Catherine McKenna will host environment ministers and officials from 30 other nations in Montreal at an event designed largely to help prevent an American retreat from the climate agreement from pushing the whole thing off the rails.
"I think it's really important we advance the Paris agreement agenda and show that we are strongly aligned on ambitious climate action," McKenna told The Canadian Press earlier this week.
While not an official meeting for the Paris protocol, which is governed by the United Nations Framework Convention on Climate Change, the gathering is a more informal way for some of the world's leading powers to brag about what they've done so far and push each other to keep going, even as the U.S. prepares to withdraw.

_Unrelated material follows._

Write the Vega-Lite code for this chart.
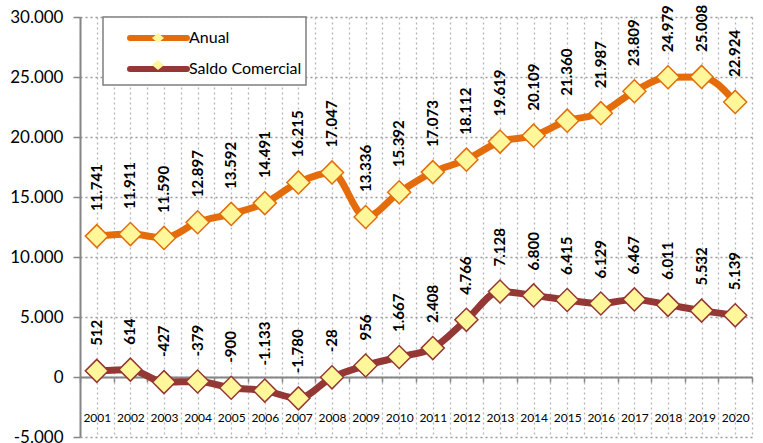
{
  "$schema": "https://vega.github.io/schema/vega-lite/v6.json",
  "autosize": "none",
  "width": 672,
  "height": 420,
  "padding": {"left": 80, "top": 17, "right": 11, "bottom": 6},
  "background": "white",
  "config": {
    "view": {"stroke": null},
    "font": "Lato",
    "locale": {"number": {"decimal": ",", "thousands": ".", "grouping": [3], "currency": ["R$", ""], "minus": "-"}}
  },
  "data": {"values": [
    {"ano": 2001, "serie": "Anual", "valor": 11741},
    {"ano": 2002, "serie": "Anual", "valor": 11911},
    {"ano": 2003, "serie": "Anual", "valor": 11590},
    {"ano": 2004, "serie": "Anual", "valor": 12897},
    {"ano": 2005, "serie": "Anual", "valor": 13592},
    {"ano": 2006, "serie": "Anual", "valor": 14491},
    {"ano": 2007, "serie": "Anual", "valor": 16215},
    {"ano": 2008, "serie": "Anual", "valor": 17047},
    {"ano": 2009, "serie": "Anual", "valor": 13336},
    {"ano": 2010, "serie": "Anual", "valor": 15392},
    {"ano": 2011, "serie": "Anual", "valor": 17073},
    {"ano": 2012, "serie": "Anual", "valor": 18112},
    {"ano": 2013, "serie": "Anual", "valor": 19619},
    {"ano": 2014, "serie": "Anual", "valor": 20109},
    {"ano": 2015, "serie": "Anual", "valor": 21360},
    {"ano": 2016, "serie": "Anual", "valor": 21987},
    {"ano": 2017, "serie": "Anual", "valor": 23809},
    {"ano": 2018, "serie": "Anual", "valor": 24979},
    {"ano": 2019, "serie": "Anual", "valor": 25008},
    {"ano": 2020, "serie": "Anual", "valor": 22924},
    {"ano": 2001, "serie": "Saldo Comercial", "valor": 512},
    {"ano": 2002, "serie": "Saldo Comercial", "valor": 614},
    {"ano": 2003, "serie": "Saldo Comercial", "valor": -427},
    {"ano": 2004, "serie": "Saldo Comercial", "valor": -379},
    {"ano": 2005, "serie": "Saldo Comercial", "valor": -900},
    {"ano": 2006, "serie": "Saldo Comercial", "valor": -1133},
    {"ano": 2007, "serie": "Saldo Comercial", "valor": -1780},
    {"ano": 2008, "serie": "Saldo Comercial", "valor": -28},
    {"ano": 2009, "serie": "Saldo Comercial", "valor": 956},
    {"ano": 2010, "serie": "Saldo Comercial", "valor": 1667},
    {"ano": 2011, "serie": "Saldo Comercial", "valor": 2408},
    {"ano": 2012, "serie": "Saldo Comercial", "valor": 4766},
    {"ano": 2013, "serie": "Saldo Comercial", "valor": 7128},
    {"ano": 2014, "serie": "Saldo Comercial", "valor": 6800},
    {"ano": 2015, "serie": "Saldo Comercial", "valor": 6415},
    {"ano": 2016, "serie": "Saldo Comercial", "valor": 6129},
    {"ano": 2017, "serie": "Saldo Comercial", "valor": 6467},
    {"ano": 2018, "serie": "Saldo Comercial", "valor": 6011},
    {"ano": 2019, "serie": "Saldo Comercial", "valor": 5532},
    {"ano": 2020, "serie": "Saldo Comercial", "valor": 5139}
  ]},
  "encoding": {
    "x": {
      "field": "ano", "type": "quantitative",
      "scale": {"domain": [2000.5, 2020.5], "nice": false, "zero": false},
      "axis": {
        "title": null,
        "offset": -60,
        "values": [2000.5, 2001, 2001.5, 2002, 2002.5, 2003, 2003.5, 2004, 2004.5, 2005, 2005.5, 2006, 2006.5, 2007, 2007.5, 2008, 2008.5, 2009, 2009.5, 2010, 2010.5, 2011, 2011.5, 2012, 2012.5, 2013, 2013.5, 2014, 2014.5, 2015, 2015.5, 2016, 2016.5, 2017, 2017.5, 2018, 2018.5, 2019, 2019.5, 2020, 2020.5],
        "labelExpr": "datum.value % 1 === 0 ? format(datum.value, 'd') : ''",
        "labelFont": "Lato", "labelFontSize": 12, "labelColor": "#000",
        "labelPadding": 30, "labelOverlap": false, "labelFlush": false,
        "domainColor": "#868686", "domainWidth": 2,
        "tickColor": "#868686", "tickWidth": 1.5, "tickSize": 5,
        "tickOpacity": {"condition": {"test": "datum.value % 1 === 0", "value": 0}, "value": 1},
        "grid": true, "gridDash": [2, 3], "gridColor": "#B5B5B5", "gridWidth": 1.3
      }
    },
    "y": {
      "field": "valor", "type": "quantitative",
      "scale": {"domain": [-5000, 30000], "nice": false, "zero": false},
      "axis": {
        "title": null,
        "values": [-5000, 0, 5000, 10000, 15000, 20000, 25000, 30000],
        "format": ",d",
        "labelFont": "Lato", "labelFontSize": 17, "labelColor": "#000", "labelPadding": 10,
        "domainColor": "#868686", "domainWidth": 2,
        "tickColor": "#868686", "tickWidth": 1.5, "tickSize": 7,
        "grid": true, "gridDash": [2, 3], "gridColor": "#9A9A9A", "gridWidth": 1.5
      }
    }
  },
  "layer": [
    {
      "mark": {"type": "line", "strokeWidth": 7, "interpolate": "monotone"},
      "encoding": {
        "stroke": {
          "field": "serie", "type": "nominal",
          "scale": {"domain": ["Anual", "Saldo Comercial"], "range": ["#E46C0A", "#953735"]},
          "legend": {
            "orient": "none", "legendX": 23, "legendY": 0, "title": null,
            "symbolType": "M0.43,0L4.5,0", "symbolSize": 784, "symbolStrokeWidth": 6,
            "padding": 4, "rowPadding": 2, "labelOffset": 48,
            "labelFont": "Lato", "labelFontSize": 16, "labelColor": "#000", "labelLimit": 0,
            "strokeColor": "#7F7F7F", "fillColor": "white", "cornerRadius": 0,
            "encode": {"legend": {"update": {"strokeWidth": {"value": 1.5}}}, "symbols": {"update": {"strokeCap": {"value": "round"}}}}
          }
        }
      }
    },
    {
      "mark": {"type": "point", "shape": "diamond", "filled": true, "size": 530, "strokeWidth": 1.5, "opacity": 1},
      "encoding": {
        "stroke": {"field": "serie", "type": "nominal"},
        "fill": {
          "field": "serie", "type": "nominal",
          "scale": {"range": ["#FFF799", "#FFF799"]},
          "legend": {
            "orient": "none", "legendX": 23, "legendY": 0, "title": null, "zindex": 3,
            "symbolType": "M2.0,0L2.43,-0.36L2.86,0L2.43,0.36Z", "symbolSize": 784, "symbolStrokeWidth": 6,
            "padding": 4, "rowPadding": 2, "labelOffset": 48,
            "labelExpr": "''",
            "labelFont": "Lato", "labelFontSize": 16, "labelOpacity": 0, "labelLimit": 0,
            "strokeColor": null, "fillColor": null,
            "encode": {"symbols": {"update": {"stroke": {"scale": "stroke", "field": "value"}, "fill": {"value": "#FFF799"}, "strokeWidth": {"value": 1.5}, "opacity": {"value": 1}}}}
          }
        }
      }
    },
    {
      "mark": {"type": "text", "angle": 270, "align": "left", "baseline": "middle", "dx": 25, "font": "Lato", "fontWeight": "bold", "fontSize": 15, "color": "#000"},
      "encoding": {
        "text": {"field": "valor", "type": "quantitative", "format": ",d"}
      }
    }
  ]
}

McKenna is co-hosting the meeting with Xie Zhenhua, the Chinese special representative for climate change affairs, and Miguel Arias Canete, the European Union commissioner for climate action and energy.
The Paris agreement was signed by 195 nations in December 2015, committing almost every country on the planet to work towards keeping global warming to an increase of less than two degrees above preindustrial levels, through national emissions reductions targets, mitigation for climate change events and assistance to the developing world.
It came into force in 2016, but the rules for implementation are still being worked out and the work plan for full implementation of the agreement will be updated at the next UN climate meeting scheduled for Bonn, Germany in November.
The Montreal meeting was conceived last May, when Canada and other G7 nations were concerned about U.S. signals it was pulling back from Paris. McKenna flew to Berlin to meet with Xie and Canete to figure out a way to keep Paris moving forward.
Just two weeks later, U.S. President Donald Trump announced he would begin the process to formally withdraw the United States from the Paris protocol.
He can't even officially signal intent to withdraw until 2019 and can't actually leave until November 2020.
The U.S. is sending an official to Montreal at least. Eric Flanagan, director of federal policy for the Pembina Institute, says that signals the U.S. is still engaged and may start to make known its strategy for Paris going forward.
"(President Trump) still wants to be at the table," said Flanagan.
McKenna said the list of countries attending the Montreal event is impressive. They include all of the G7 and all but two of the G20, meaning most of the world's biggest economies and 17 of the 20 biggest emitters, representing more than three-quarters of global annual emissions will be represented.
"That gives it legitimacy and makes me feel like the parties are serious about actually covering some important ground," she said.
"They wouldn't all be coming together if they didn't think they could forge some progress together."
She hopes the talks will focus on everyone's domestic measures for cutting their own emissions, a virtual show-and-tell of sorts that can provide ideas and prove all are still strongly committed to progress on their Paris plans.